Aquel libro del año 2000 profundizaba la necesidad del escritor portugués de escribir sobre las pérdidas del hombre. No solo el empleo, como es evidente, sino los espacios de comunicación, de visibilidad. Situaba gran parte de la trama en un centro comercial, lugar donde según Saramago “la ausencia de comunicación es total”. Los grandes almacenes parecen reemplazar a las catedrales o universidades, salvo que la gente no se arremolina para conocer, saber, orar, si no para olvidar o para buscar lo más fantástico de las posibilidades. El centro comercial es uno de los lugares donde me ahogo. Durante un tiempo pensaba que era evidente que yo no disponía del poder adquisitivo para comprar y comprar, como era la cultura con la que me topé al llegar a la península. Para todo se sacaba un crédito, se cambiaban las gafas, la funda del móvil, el coche, las camisas. Yo me ahogaba porque llevaba solo saldos o marcas blancas y durante un tiempo pensé que era vergüenza.

El otro lugar es la terminal. Pero sobre todo, los aeropuertos. Me pasó por primera vez hace unos años. Sin ocupación -desempleado- , acompañaba a mi mujer a un viaje de trabajo y sentía al arribar la falta de aire y de privacidad más absurdo de mi vida. Nadie te mira, todos marchan de un lado al otro -salvo los sentados que esperan abordar o un trasbordo- pero me percibía como un farsante porque entre tanto movimiento, yo en ese momento de mi vida, no lograba ir hacia ningún lado, estaba paralizado. Era necesario salir cuanto antes de allí y recuperar mi dignidad mancillada. Lo pasaba mal, muy mal. Si bien esa sensación ha desaparecido al recuperar la actividad rentada, sigo manifestando ese malestar al llegar a una terminal y tener que avanzar hacia una salida o puerta de embarque.

Y tenía un nombre, y desde los noventa. Marc Augé lo definió como los no lugares. El no lugar es el contexto de todo lugar posible pero con referencias totalmente artificiales. Pero esa sensación también suele extenderse a tu propia casa. El no lugar ocupó el espacio más personal posible, han ocupado el lugar del hogar. El televisor, el ordenador, portátil, Tablet, móvil, los auriculares, el ruido nos están arrastrando hacia un no lugar permanente. Los aparatos de la tecnología no están portando en nuestro cuerpo la constante referencia del no lugar, como si no pudiéramos soportar el silencio. Nos han vendido que para la creación no hace falta la caverna que vela por nuestro interior, lo que importa es el delineador o maquillaje que permita la creación. El volumen o el ruido acallan el interior, hoy crear es estar en tensión. No lo imagino a Saramago escribiendo bajo tensión.

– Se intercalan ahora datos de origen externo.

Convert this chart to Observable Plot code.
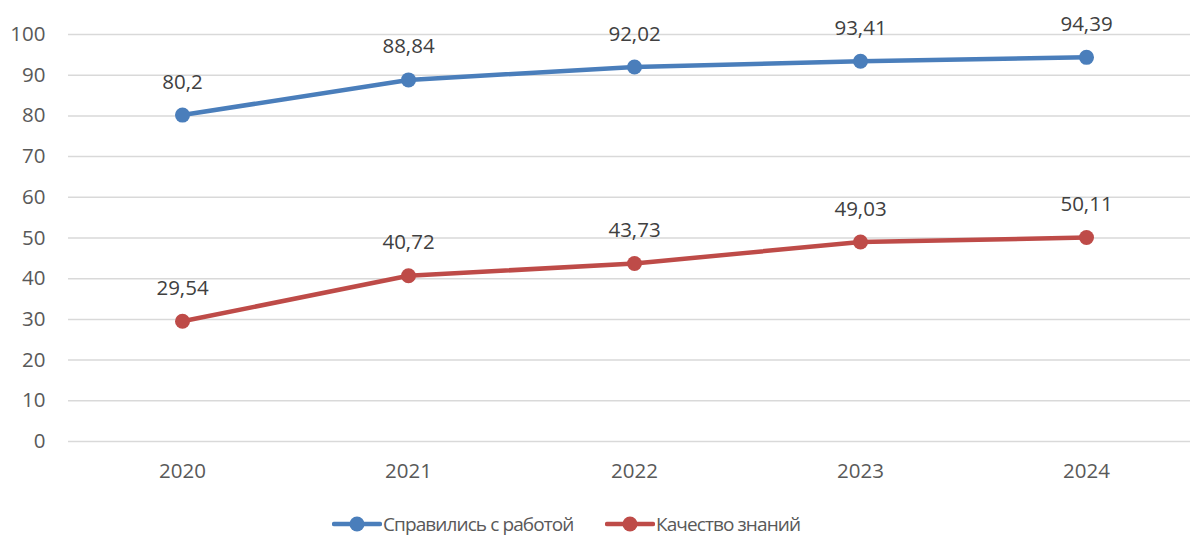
<!DOCTYPE html>
<html>
<head>
<meta charset="utf-8">
<script src="https://cdn.jsdelivr.net/npm/d3@7"></script>
<script src="https://cdn.jsdelivr.net/npm/@observablehq/plot@0.6"></script>
<style>
  html, body { margin: 0; padding: 0; background: #fff; }
  body { width: 1190px; height: 536px; overflow: hidden; font-family: "Open Sans", "Liberation Sans", sans-serif; }
  #chart svg { display: block; }
  .legend { position: relative; height: 46px; }
  .item { position: absolute; top: 24px; height: 20px; line-height: 20px; display: flex; align-items: center; font-size: 19px; letter-spacing: -0.9px; color: #595959; }
  .item svg { margin-right: 1px; }
</style>
</head>
<body>
<div id="chart"></div>
<div class="legend" id="legend"></div>
<script>
const years = ["2020", "2021", "2022", "2023", "2024"];
const seriesNames = ["Справились с работой", "Качество знаний"];
const done = [80.2, 88.84, 92.02, 93.41, 94.39];
const quality = [29.54, 40.72, 43.73, 49.03, 50.11];
const yTicks = [0, 10, 20, 30, 40, 50, 60, 70, 80, 90, 100];
const colors = ["#4a7ebb", "#be4b48"];

const data = [];
years.forEach((y, i) => {
  data.push({year: y, value: done[i], series: seriesNames[0]});
  data.push({year: y, value: quality[i], series: seriesNames[1]});
});
const fmt = v => String(v).replace(".", ",");

const chart = Plot.plot({
  width: 1190,
  height: 490,
  marginTop: 34,
  marginBottom: 49,
  marginLeft: 68,
  marginRight: 0,
  style: {fontFamily: '"Open Sans", "Liberation Sans", sans-serif', fontSize: "20.5px", color: "#595959", background: "#fff"},
  x: {type: "point", domain: years, range: [68, 1200], padding: 0.5, label: null, tickSize: 0, tickPadding: 22},
  y: {domain: [0, 100], ticks: yTicks, label: null, tickSize: 0, tickPadding: 23},
  color: {domain: seriesNames, range: colors},
  marks: [
    Plot.ruleY(yTicks, {stroke: "#d9d9d9", strokeWidth: 1.5, strokeOpacity: 1}),
    Plot.line(data, {x: "year", y: "value", z: "series", stroke: "series", strokeWidth: 4.5, strokeLinecap: "round"}),
    Plot.dot(data, {x: "year", y: "value", fill: "series", r: 7.5}),
    Plot.text(data, {x: "year", y: "value", text: d => fmt(d.value), dy: -33, fill: "#404040", fontSize: 20.5})
  ]
});
document.getElementById("chart").appendChild(chart);

const legend = document.getElementById("legend");
const lefts = [332, 605];
seriesNames.forEach((name, i) => {
  const el = document.createElement("div");
  el.className = "item";
  el.style.left = lefts[i] + "px";
  el.innerHTML = `<svg width="50" height="18"><line x1="2" y1="9" x2="48" y2="9" stroke="${colors[i]}" stroke-width="4.5" stroke-linecap="round"/><circle cx="25" cy="9" r="7.5" fill="${colors[i]}"/></svg><span>${name}</span>`;
  legend.appendChild(el);
});
</script>
</body>
</html>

La caverna se convirtió en menos de veinte años en una distopia, como piedra de toque que nos debía permitir incidir sobre esa tendencia social que hoy nos lleva a situaciones poco deseables, como es la de ir a pasar “tiempo” en familia a un centro comercial buscando el lugar que conforme a todos, la monotonía. Tal vez Augé lo advirtió primero porque Los no lugares es una novela de 1992 pero que llegó a mis manos recién este año, cuando la revelación de que mi angustia ya estaba analizada y que otra vez, me quitaba el protagonismo ante una nueva angustia universal. Aquel lugar donde el individuo se siente solo, ignorado, mudo ante una multitud que fluye y fluye pero que realiza contactos transitorios y solitarios condenados a no reencontrar mas que un desesperado pasatiempo es lo que cristalizó como no lugar.

La situación parece que se agrava cuando entran en juego situaciones de crisis económicas y políticas. Es el refugio absurdo donde nos arremolinamos cuando descubrimos que no podemos huir del discurso. Merodeamos terrenos inencontrables. El tercer lugar que me acomete en aquel listado inicial es mi añoranza, en mi cabeza se sucede la resistencia de esos lugares a donde vamos a parar y que difieren radicalmente de nuestro pasado, de nuestra esencia. El viaje a Buenos Aires en vez de devolverme a mi margen me lleva hacia un no lugar, hacia el terreno desbastado por donde caminan mis seres queridos, y yo no los quiero dañar remarcándoselos. Es un no lugar porque solo existe en mi cabeza, en mi pensamiento. No siento ya reparo al llegar al aeropuerto de Ezeiza, salvo porque veré a mis padres. A una persona educada en valores, llegar a Buenos Aires es confirmar que se profundiza que es el reino del sin valores.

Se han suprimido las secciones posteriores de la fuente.